In recent years several debates have emerged about how to make academic research more ‘engaged’. The motivation for these debates has varied from a recognition that engagement can help increase the impact of research, to normative arguments that research needs to engage with those it seeks to help or change, and epistemological arguments that the multifaceted nature of truth necessitates the engagement of multiple perspectives.

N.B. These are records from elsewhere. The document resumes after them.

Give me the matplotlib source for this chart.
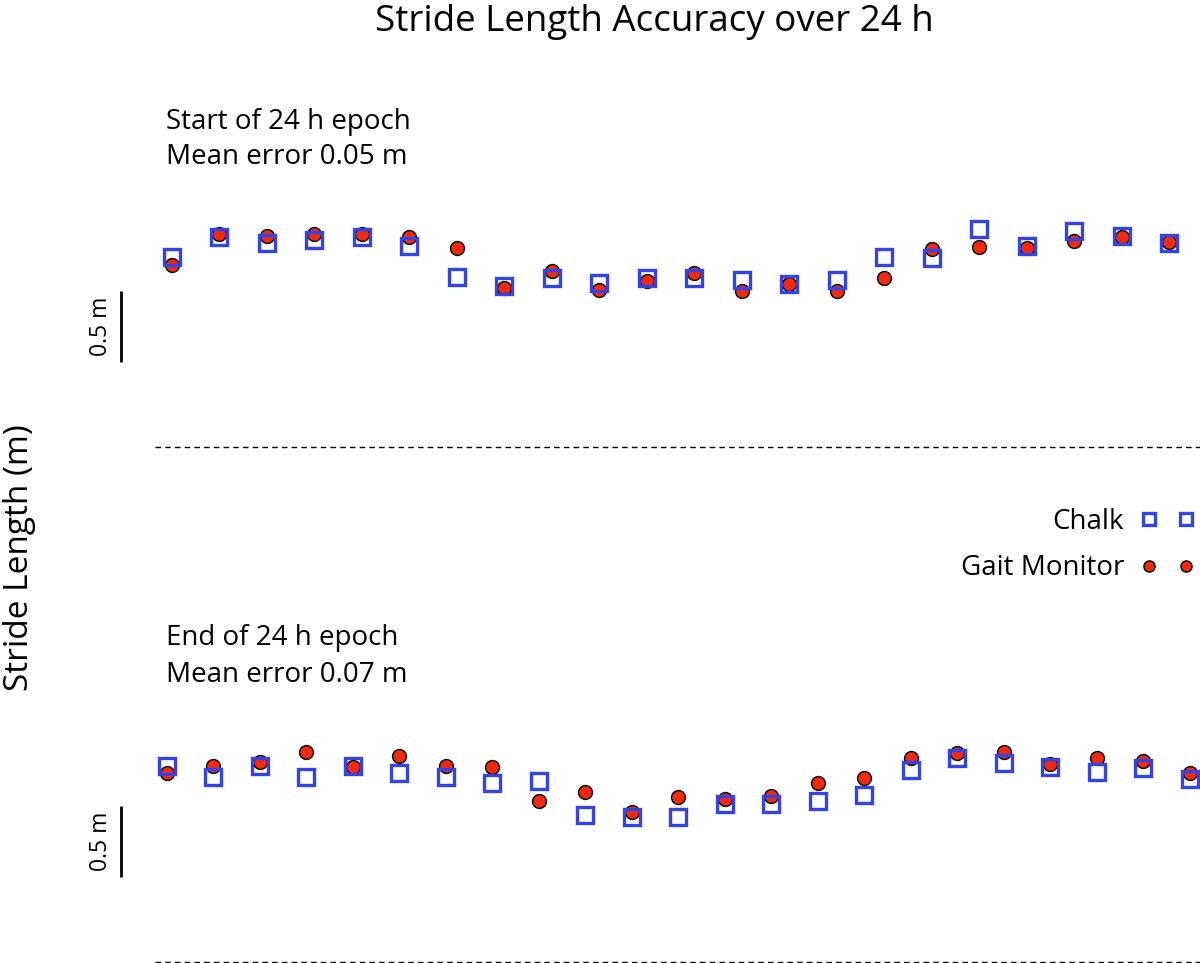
import matplotlib
matplotlib.use("Agg")
import matplotlib.pyplot as plt
import matplotlib.transforms as mtransforms

plt.rcParams['font.family'] = ['Open Sans', 'DejaVu Sans']

# stride lengths (m), start of the 24 h epoch
chalk_start = [1.340, 1.481, 1.434, 1.458, 1.481, 1.415, 1.199, 1.134, 1.188, 1.153, 1.188,
               1.188, 1.176, 1.146, 1.176, 1.338, 1.329, 1.533, 1.415, 1.523, 1.488, 1.434]
gait_start = [1.284, 1.500, 1.488, 1.498, 1.502, 1.479, 1.404, 1.118, 1.239, 1.106, 1.169,
              1.225, 1.099, 1.148, 1.099, 1.192, 1.396, 1.408, 1.404, 1.451, 1.477, 1.442]

# stride lengths (m), end of the 24 h epoch
chalk_end = [1.382, 1.305, 1.382, 1.305, 1.382, 1.329, 1.305, 1.263, 1.275, 1.035, 1.023, 1.023,
             1.111, 1.111, 1.134, 1.176, 1.352, 1.439, 1.404, 1.371, 1.340, 1.364, 1.287]
gait_end = [1.329, 1.382, 1.406, 1.479, 1.375, 1.451, 1.382, 1.375, 1.136, 1.195, 1.058, 1.160,
            1.148, 1.169, 1.263, 1.294, 1.434, 1.470, 1.481, 1.394, 1.434, 1.418, 1.333]

W, H = 1200, 963
fig = plt.figure(figsize=(W / 100, H / 100), dpi=100)

def px(x, y):
    return x / W, 1 - y / H

SQ_COL = '#3344e6'
DOT_COL = '#ee2a10'
PX_PER_M = 142.0

def panel(chalk, gait, y_base, y_top, x_first, step, lines):
    ax = fig.add_axes([0, 1 - y_base / H, 1, (y_base - y_top) / H])
    n = len(chalk)
    strides = list(range(1, n + 1))
    ax.plot(strides, gait, 'o', ms=10, mfc=DOT_COL, mec='black', mew=1.0, label='Gait Monitor')
    ax.plot(strides, chalk, 's', ms=11, mfc='none', mec=SQ_COL, mew=2.4, label='Chalk')
    ax.set_xlim(1 - x_first / step, 1 + (W - x_first) / step)
    ax.set_ylim(0, (y_base - y_top) / PX_PER_M)
    ax.axis('off')
    ax.axhline(0, xmin=155 / W, xmax=1, color='black', lw=1.0, ls=(0, (4, 3)), clip_on=False)
    # 0.5 m scale bar
    trans = mtransforms.blended_transform_factory(ax.transAxes, ax.transData)
    ax.plot([121 / W, 121 / W], [0.6, 1.1], color='black', lw=2.0, transform=trans,
            solid_capstyle='butt')
    ax.text(101 / W, 0.85, '0.5 m', rotation=90, ha='center', va='center', fontsize=16.5,
            transform=trans)
    fig.text(*px(166, lines[0][1]), lines[0][0], ha='left', va='center', fontsize=20)
    fig.text(*px(166, lines[1][1]), lines[1][0], ha='left', va='center', fontsize=20)
    return ax

ax1 = panel(chalk_start, gait_start, 447, 100, 172, 47.48,
            [('Start of 24 h epoch', 122), ('Mean error 0.05 m', 157)])
ax2 = panel(chalk_end, gait_end, 962, 610, 166.7, 46.5,
            [('End of 24 h epoch', 638), ('Mean error 0.07 m', 675)])

fig.text(*px(654, 22), 'Stride Length Accuracy over 24 h', ha='center', va='center', fontsize=26.5)
fig.text(*px(20, 558), 'Stride Length (m)', ha='center', va='center', rotation=90, fontsize=24)

h, l = ax1.get_legend_handles_labels()
leg = fig.legend(h[::-1], l[::-1], loc='center right', bbox_to_anchor=px(1200, 545),
                 frameon=False, numpoints=2, markerfirst=False, fontsize=20,
                 handlelength=1.93, handletextpad=0.6, markerscale=0.8, labelspacing=0.68,
                 borderaxespad=0, borderpad=0.2)

fig.savefig('out.png', dpi=100)
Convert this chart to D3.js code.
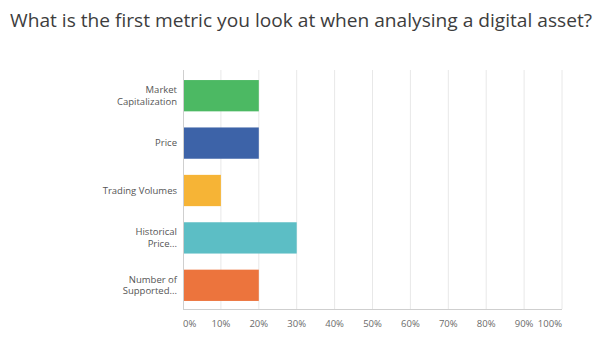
<!DOCTYPE html>
<html><head><meta charset="utf-8">
<script src="https://cdn.jsdelivr.net/npm/d3@7"></script>
<style>
body{margin:0;background:#fff;}
svg{display:block;font-family:"Open Sans",sans-serif;}
</style></head>
<body><svg id="c" width="600" height="343"></svg>
<script>
const categories = [["Market","Capitalization"],["Price"],["Trading Volumes"],["Historical","Price..."],["Number of","Supported..."]];
const values = [20, 20, 10, 30, 20];
const colors = ["#4cb963","#3d63a8","#f6b436","#5cbec5","#ec743d"];
const ticks = [0,10,20,30,40,50,60,70,80,90,100];

const svg = d3.select("#c");
const x = d3.scaleLinear().domain([0,100]).range([183,562]);
const y = d3.scaleBand().domain(d3.range(categories.length)).range([72,309]).paddingInner(0.34).paddingOuter(0.17);

svg.append("text").attr("x",10).attr("y",27).attr("font-size",19).attr("fill","#3d3d3d")
  .attr("font-family","'Open Sans', sans-serif").attr("font-weight",400)
  .attr("textLength",582).attr("lengthAdjust","spacingAndGlyphs")
  .text("What is the first metric you look at when analysing a digital asset?");

// gridlines
svg.append("g").selectAll("line").data(ticks.slice(1)).join("line")
  .attr("x1",d=>x(d)).attr("x2",d=>x(d)).attr("y1",70).attr("y2",309)
  .attr("stroke","#e8e8e8").attr("stroke-width",1);

// bars
svg.append("g").selectAll("rect").data(values).join("rect")
  .attr("x",x(0)).attr("y",(d,i)=>y(i)).attr("width",d=>x(d)-x(0)).attr("height",y.bandwidth())
  .attr("fill",(d,i)=>colors[i]);

// axes lines
svg.append("line").attr("x1",x(0)+0.5).attr("x2",x(0)+0.5).attr("y1",70).attr("y2",309).attr("stroke","#cfcfcf");
svg.append("line").attr("x1",x(0)).attr("x2",x(100)).attr("y1",309.5).attr("y2",309.5).attr("stroke","#cfcfcf");

// tick labels
svg.append("g").selectAll("text").data(ticks).join("text")
  .attr("x",d=>x(d)).attr("y",327)
  .attr("text-anchor",d=>d===0?"start":d===100?"end":"middle")
  .attr("font-size",9.5).attr("fill","#6b6b6b")
  .text(d=>d+"%");

// category labels
const lg = svg.append("g").selectAll("text").data(categories).join("text")
  .attr("text-anchor","end").attr("font-size",9.5).attr("fill","#555")
  .attr("transform",(d,i)=>`translate(177,${y(i)+y.bandwidth()/2})`);
lg.selectAll("tspan").data(d=>d.map((t,j)=>({t,j,n:d.length}))).join("tspan")
  .attr("x",0).attr("y",d=>(d.j-(d.n-1)/2)*11.5).attr("dy","0.35em").text(d=>d.t);
</script></body></html>
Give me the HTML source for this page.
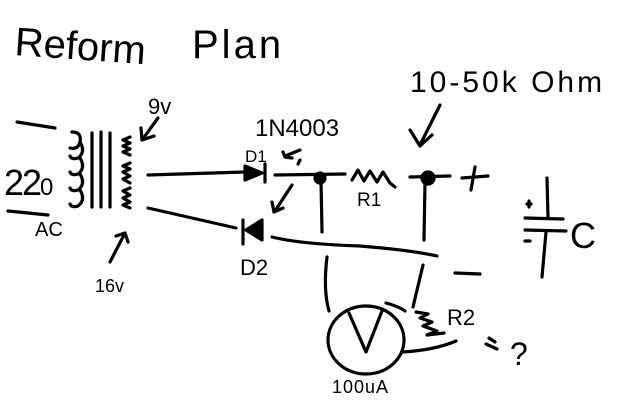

This report will outline these debates, drawing out some of the emerging epistemological, normative and pragmatic arguments for what the Institute of Development Studies has now come to call ‘engaged excellence’. The main literature it will draw on comprises the following: the science–policy debates around Mode 1 and 2 research; debates within the philosophy of science; arguments for why a participatory action research approach is increasingly being used in the social sciences, health, social work and education; and debates about what it means to be an engaged university or scholar. It will also draw on some of the debates emerging from a push to decolonise academia, where those debates touch on issues of engagement and whose knowledge counts.
It will then consider what these arguments mean for the four pillars of engaged excellence that we have identified at IDS – delivering high-quality research; mobilising impact-orientated evidence; co-constructing knowledge; and building enduring partnerships – while emphasising their interdependence. Within these pillars, the cross-cutting themes of ethics, and teaching and learning will also be explored.